EXERCISE PROMPT
Will you write out the data exactly, excluding every picture?

DATA EXTRACT
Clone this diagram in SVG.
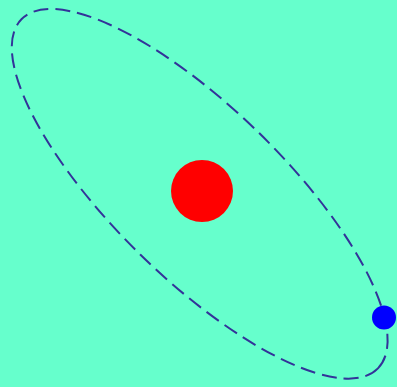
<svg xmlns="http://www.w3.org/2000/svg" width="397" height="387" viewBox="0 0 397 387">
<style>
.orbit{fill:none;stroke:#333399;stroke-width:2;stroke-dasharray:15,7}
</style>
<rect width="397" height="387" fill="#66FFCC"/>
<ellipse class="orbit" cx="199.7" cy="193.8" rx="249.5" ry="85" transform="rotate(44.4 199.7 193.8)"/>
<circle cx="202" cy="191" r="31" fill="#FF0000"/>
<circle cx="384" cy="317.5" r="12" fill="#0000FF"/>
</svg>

TASK RESULT
Clone this diagram in SVG.
<svg xmlns="http://www.w3.org/2000/svg" width="397" height="387" viewBox="0 0 397 387">
<style>
.orbit{fill:none;stroke:#333399;stroke-width:2;stroke-dasharray:15,7}
</style>
<rect width="397" height="387" fill="#66FFCC"/>
<ellipse class="orbit" cx="199.7" cy="193.8" rx="249.5" ry="85" transform="rotate(44.4 199.7 193.8)"/>
<circle cx="202" cy="191" r="31" fill="#FF0000"/>
<circle cx="384" cy="317.5" r="12" fill="#0000FF"/>
</svg>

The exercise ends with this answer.